Una mina de sonrisas: momentos que valen oro para los pequeños

Donde la niñez brilla más que el cobre: un festival que vale oro

NAVOJOA, Sonora; Mayo 03 del 2025 (NPN).- Hay días que quedan grabados en la memoria para siempre, y este Día del Niño fue uno de esos momentos mágicos para los hijos de los trabajadores de la mina Cobre del Mayo. Desde temprana hora, la emoción se sentía en el aire; pequeños con mochilas de colores, peinados bien hechos y caritas pintadas de ilusión, subían a los camiones facilitados por la empresa que los llevarían a una jornada inolvidable en la Hacienda Santa Anita, en la comisaría de San Ignacio Cohuirimpo.

Los autobuses llegaron desde varias comunidades, como Los Tanques y San Bernardo. En cada uno de ellos, viajaban las sonrisas más puras de la gran familia minera.
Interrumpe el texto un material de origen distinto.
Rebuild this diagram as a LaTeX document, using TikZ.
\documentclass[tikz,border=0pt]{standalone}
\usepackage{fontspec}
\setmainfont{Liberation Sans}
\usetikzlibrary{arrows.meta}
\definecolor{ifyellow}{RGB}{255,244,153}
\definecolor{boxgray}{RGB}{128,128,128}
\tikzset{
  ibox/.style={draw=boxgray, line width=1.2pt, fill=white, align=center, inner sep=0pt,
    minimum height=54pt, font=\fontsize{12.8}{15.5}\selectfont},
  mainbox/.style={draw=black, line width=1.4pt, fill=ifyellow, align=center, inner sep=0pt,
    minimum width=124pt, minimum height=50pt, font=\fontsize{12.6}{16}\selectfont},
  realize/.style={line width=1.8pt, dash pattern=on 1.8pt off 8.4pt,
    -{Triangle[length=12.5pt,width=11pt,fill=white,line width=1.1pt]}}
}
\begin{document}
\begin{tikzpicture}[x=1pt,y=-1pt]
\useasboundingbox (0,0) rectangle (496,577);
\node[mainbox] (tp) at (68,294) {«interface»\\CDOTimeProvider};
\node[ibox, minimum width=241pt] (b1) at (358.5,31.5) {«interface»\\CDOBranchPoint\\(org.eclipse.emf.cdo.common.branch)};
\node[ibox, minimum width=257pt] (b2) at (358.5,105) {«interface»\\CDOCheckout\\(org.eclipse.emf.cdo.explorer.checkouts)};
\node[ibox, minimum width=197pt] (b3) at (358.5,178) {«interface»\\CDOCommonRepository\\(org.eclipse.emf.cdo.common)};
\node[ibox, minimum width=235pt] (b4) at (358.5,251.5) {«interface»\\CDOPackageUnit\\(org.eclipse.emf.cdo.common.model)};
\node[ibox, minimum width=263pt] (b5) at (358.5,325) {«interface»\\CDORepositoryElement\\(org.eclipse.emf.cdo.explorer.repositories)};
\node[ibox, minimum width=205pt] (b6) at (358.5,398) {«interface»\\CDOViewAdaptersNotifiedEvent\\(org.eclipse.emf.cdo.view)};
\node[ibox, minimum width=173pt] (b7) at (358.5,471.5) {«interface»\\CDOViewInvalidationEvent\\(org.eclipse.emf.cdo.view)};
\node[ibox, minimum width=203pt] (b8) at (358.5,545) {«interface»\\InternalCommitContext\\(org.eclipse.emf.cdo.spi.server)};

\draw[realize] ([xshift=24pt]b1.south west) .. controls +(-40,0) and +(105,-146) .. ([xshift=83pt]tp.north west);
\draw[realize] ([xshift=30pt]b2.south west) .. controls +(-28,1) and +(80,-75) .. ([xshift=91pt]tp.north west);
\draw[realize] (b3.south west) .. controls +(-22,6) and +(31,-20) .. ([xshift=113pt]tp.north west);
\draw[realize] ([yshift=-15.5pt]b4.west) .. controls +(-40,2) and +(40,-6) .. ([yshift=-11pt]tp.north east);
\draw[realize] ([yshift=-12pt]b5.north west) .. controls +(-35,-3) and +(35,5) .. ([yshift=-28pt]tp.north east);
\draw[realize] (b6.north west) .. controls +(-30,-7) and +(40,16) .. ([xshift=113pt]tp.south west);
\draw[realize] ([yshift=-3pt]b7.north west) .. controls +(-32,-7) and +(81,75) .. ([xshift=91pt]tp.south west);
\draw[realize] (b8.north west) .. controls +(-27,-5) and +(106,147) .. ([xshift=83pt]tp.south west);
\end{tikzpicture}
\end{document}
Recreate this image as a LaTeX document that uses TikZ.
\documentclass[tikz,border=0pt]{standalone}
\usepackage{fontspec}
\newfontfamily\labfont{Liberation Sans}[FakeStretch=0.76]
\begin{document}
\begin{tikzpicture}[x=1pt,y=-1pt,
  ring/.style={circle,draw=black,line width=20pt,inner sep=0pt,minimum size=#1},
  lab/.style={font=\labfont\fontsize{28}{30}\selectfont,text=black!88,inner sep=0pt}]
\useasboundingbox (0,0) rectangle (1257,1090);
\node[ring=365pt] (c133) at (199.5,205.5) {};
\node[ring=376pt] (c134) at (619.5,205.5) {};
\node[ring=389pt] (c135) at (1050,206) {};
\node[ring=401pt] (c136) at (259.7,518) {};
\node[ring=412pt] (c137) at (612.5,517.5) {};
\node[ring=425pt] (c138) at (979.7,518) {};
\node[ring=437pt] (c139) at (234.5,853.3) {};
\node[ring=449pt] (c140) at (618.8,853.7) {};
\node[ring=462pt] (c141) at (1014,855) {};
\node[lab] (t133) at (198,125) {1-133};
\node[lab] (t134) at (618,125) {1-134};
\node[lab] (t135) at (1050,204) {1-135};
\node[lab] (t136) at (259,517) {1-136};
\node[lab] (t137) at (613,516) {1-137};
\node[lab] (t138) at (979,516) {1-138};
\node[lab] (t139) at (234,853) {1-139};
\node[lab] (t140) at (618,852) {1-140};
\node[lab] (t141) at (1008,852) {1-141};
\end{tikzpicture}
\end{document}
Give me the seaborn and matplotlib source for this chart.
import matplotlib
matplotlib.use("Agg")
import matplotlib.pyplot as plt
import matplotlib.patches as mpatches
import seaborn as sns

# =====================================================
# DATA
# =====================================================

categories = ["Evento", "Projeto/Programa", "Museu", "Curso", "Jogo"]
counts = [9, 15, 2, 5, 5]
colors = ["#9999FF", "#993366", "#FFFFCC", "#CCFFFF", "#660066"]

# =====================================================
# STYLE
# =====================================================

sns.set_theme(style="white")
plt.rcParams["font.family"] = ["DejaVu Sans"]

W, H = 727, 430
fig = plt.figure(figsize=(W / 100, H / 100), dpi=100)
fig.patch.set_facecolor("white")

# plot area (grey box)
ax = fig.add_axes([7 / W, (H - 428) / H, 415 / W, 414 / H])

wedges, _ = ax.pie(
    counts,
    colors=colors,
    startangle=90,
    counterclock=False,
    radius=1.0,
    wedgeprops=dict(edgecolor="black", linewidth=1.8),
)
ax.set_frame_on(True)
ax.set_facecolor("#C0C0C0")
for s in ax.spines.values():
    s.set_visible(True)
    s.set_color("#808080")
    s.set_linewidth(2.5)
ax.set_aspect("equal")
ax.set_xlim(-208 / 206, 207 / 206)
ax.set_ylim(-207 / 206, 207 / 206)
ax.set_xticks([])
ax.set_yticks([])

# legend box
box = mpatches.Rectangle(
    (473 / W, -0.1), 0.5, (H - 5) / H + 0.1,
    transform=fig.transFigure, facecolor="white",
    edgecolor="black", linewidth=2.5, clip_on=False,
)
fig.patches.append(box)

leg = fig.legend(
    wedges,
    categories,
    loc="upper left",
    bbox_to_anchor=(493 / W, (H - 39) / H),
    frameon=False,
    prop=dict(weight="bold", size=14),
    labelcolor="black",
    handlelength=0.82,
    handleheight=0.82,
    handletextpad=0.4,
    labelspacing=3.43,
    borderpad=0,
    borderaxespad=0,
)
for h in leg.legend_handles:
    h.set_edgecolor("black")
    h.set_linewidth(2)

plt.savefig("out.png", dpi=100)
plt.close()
 Para muchos niños, no solo era un paseo fuera de su comunidad, era su primera gran aventura, una expedición llena de promesas, dulces y juegos. La llegada fue como abrir un regalo que contiene otro regalo dentro: cada rincón estaba diseñado para sorprender y alegrar.

Al pisar la Hacienda, los pequeños fueron recibidos por un mundo que parecía salido de un cuento. Globos multicolores ondeaban con la brisa, los juegos inflables ya esperaban brincos infinitos, y una orquesta de carcajadas comenzó a sonar por todo el lugar. Juegos tradicionales como “ponle la cola al burro”, el mini boliche y el juego de aros revivieron la esencia de una infancia que no necesita más que alegría compartida.

Las payasitas con sus narices rojas y movimientos cómicos hicieron reír incluso a los más tímidos. Hubo un rincón para pintar y dejar volar la creatividad, mientras otros preferían lanzarse una y otra vez en el mini yumping. A cada paso, había una nueva emoción, una nueva historia por contar al llegar a casa.

La comida fue otro regalo para los sentidos: hot dogs recién preparados, vasitos de frutas con chile, raspados de colores vibrantes y el dulce sabor del “chamo” que se volvió el favorito de muchos. En cada mesa, se compartía no solo el alimento, sino la felicidad colectiva de ver a los niños ser simplemente niños.

Y cuando todos pensaban que la magia había alcanzado su cima, apareció él: el carismático Pollo Layo. Con sus plumas amarillas y su energía inagotable, bailó, brincó y se convirtió en el cómplice perfecto de los más pequeños. Abrazos, fotos, gritos de emoción y pasos de baile llenaron la explanada como si la fiesta apenas comenzara.

Para los padres, ver a sus hijos disfrutar así fue también un regalo. Entre sonrisas y miradas cómplices, supieron que más allá del esfuerzo diario en la mina, hay momentos que valen oro: los que construyen recuerdos felices. La empresa, al organizar este festival, no solo reconoció su compromiso con los trabajadores, sino que sembró alegría en sus familias.